## BEGIN DATA EXTRACT

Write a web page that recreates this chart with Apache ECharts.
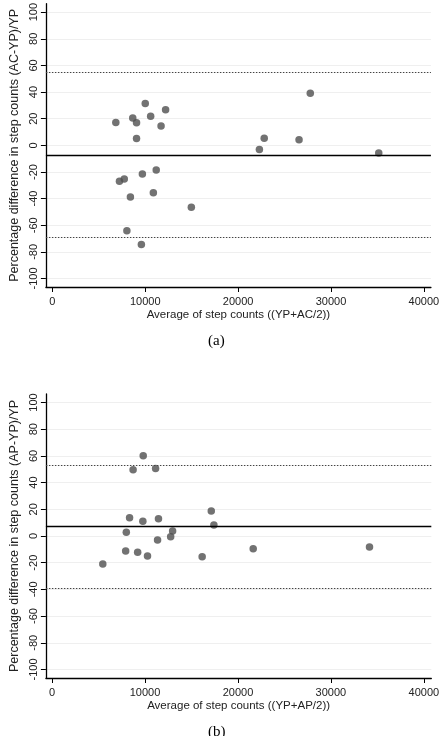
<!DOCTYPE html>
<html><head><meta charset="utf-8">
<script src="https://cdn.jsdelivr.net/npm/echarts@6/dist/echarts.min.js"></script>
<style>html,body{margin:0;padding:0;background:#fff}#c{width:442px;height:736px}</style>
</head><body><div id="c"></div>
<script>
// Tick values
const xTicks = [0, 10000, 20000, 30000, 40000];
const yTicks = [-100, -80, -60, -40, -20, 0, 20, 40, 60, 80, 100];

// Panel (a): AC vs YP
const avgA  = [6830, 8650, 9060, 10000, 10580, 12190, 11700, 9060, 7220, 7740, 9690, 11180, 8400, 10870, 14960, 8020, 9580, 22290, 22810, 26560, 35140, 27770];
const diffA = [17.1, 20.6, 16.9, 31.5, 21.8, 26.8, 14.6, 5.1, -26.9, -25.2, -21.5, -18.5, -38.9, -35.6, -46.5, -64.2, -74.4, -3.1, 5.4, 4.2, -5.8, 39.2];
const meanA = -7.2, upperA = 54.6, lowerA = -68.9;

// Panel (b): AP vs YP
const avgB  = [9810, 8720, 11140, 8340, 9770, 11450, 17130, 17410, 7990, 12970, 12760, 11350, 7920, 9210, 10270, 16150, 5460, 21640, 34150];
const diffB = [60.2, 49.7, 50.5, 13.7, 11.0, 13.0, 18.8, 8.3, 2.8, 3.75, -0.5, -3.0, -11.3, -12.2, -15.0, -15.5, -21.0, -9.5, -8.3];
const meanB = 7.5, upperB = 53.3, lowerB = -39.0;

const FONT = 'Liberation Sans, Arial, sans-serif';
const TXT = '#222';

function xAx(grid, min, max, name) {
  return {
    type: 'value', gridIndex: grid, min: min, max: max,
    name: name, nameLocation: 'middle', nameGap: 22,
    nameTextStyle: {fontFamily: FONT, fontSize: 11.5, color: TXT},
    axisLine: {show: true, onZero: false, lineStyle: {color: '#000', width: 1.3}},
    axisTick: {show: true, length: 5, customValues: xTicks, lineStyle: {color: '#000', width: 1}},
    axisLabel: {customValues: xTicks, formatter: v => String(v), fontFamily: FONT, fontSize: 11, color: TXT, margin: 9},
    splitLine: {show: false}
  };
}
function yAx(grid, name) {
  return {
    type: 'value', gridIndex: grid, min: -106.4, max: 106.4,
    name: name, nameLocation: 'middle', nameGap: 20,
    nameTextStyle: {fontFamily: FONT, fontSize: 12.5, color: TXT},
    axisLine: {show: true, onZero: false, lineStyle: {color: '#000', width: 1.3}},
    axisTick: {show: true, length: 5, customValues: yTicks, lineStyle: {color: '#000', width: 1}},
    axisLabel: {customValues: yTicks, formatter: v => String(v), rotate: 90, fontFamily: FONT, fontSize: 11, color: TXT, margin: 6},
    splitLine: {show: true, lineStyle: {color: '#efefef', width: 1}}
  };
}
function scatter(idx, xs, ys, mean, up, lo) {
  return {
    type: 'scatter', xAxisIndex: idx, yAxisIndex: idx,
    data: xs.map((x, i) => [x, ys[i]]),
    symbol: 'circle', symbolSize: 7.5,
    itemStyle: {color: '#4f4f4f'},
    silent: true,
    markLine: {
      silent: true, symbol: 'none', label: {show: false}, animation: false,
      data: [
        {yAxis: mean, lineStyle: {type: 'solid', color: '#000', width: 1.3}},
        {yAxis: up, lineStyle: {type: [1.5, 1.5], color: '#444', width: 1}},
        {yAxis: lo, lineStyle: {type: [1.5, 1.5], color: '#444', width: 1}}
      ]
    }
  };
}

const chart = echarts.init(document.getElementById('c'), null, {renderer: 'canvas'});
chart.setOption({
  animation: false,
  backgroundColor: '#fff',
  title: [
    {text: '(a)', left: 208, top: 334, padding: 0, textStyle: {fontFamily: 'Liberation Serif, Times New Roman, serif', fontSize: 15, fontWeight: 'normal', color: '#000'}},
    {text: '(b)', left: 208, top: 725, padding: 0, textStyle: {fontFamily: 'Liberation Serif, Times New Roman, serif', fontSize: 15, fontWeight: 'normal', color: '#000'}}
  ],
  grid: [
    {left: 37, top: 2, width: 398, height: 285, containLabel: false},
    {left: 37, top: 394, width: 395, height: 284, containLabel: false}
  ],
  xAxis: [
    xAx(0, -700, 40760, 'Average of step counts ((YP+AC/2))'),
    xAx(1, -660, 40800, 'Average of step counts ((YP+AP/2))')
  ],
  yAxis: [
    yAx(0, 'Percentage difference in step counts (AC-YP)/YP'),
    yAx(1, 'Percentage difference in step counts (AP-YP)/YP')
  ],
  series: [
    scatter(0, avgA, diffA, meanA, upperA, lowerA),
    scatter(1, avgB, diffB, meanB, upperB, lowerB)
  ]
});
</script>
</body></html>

## END DATA EXTRACT

TASK OBJECTIVE: Repeat the listing above exactly from its first line to the line containing "const TXT = '#222';", both included, and omit the pictures.

WRITTEN ANSWER:
Write a web page that recreates this chart with Apache ECharts.
<!DOCTYPE html>
<html><head><meta charset="utf-8">
<script src="https://cdn.jsdelivr.net/npm/echarts@6/dist/echarts.min.js"></script>
<style>html,body{margin:0;padding:0;background:#fff}#c{width:442px;height:736px}</style>
</head><body><div id="c"></div>
<script>
// Tick values
const xTicks = [0, 10000, 20000, 30000, 40000];
const yTicks = [-100, -80, -60, -40, -20, 0, 20, 40, 60, 80, 100];

// Panel (a): AC vs YP
const avgA  = [6830, 8650, 9060, 10000, 10580, 12190, 11700, 9060, 7220, 7740, 9690, 11180, 8400, 10870, 14960, 8020, 9580, 22290, 22810, 26560, 35140, 27770];
const diffA = [17.1, 20.6, 16.9, 31.5, 21.8, 26.8, 14.6, 5.1, -26.9, -25.2, -21.5, -18.5, -38.9, -35.6, -46.5, -64.2, -74.4, -3.1, 5.4, 4.2, -5.8, 39.2];
const meanA = -7.2, upperA = 54.6, lowerA = -68.9;

// Panel (b): AP vs YP
const avgB  = [9810, 8720, 11140, 8340, 9770, 11450, 17130, 17410, 7990, 12970, 12760, 11350, 7920, 9210, 10270, 16150, 5460, 21640, 34150];
const diffB = [60.2, 49.7, 50.5, 13.7, 11.0, 13.0, 18.8, 8.3, 2.8, 3.75, -0.5, -3.0, -11.3, -12.2, -15.0, -15.5, -21.0, -9.5, -8.3];
const meanB = 7.5, upperB = 53.3, lowerB = -39.0;

const FONT = 'Liberation Sans, Arial, sans-serif';
const TXT = '#222';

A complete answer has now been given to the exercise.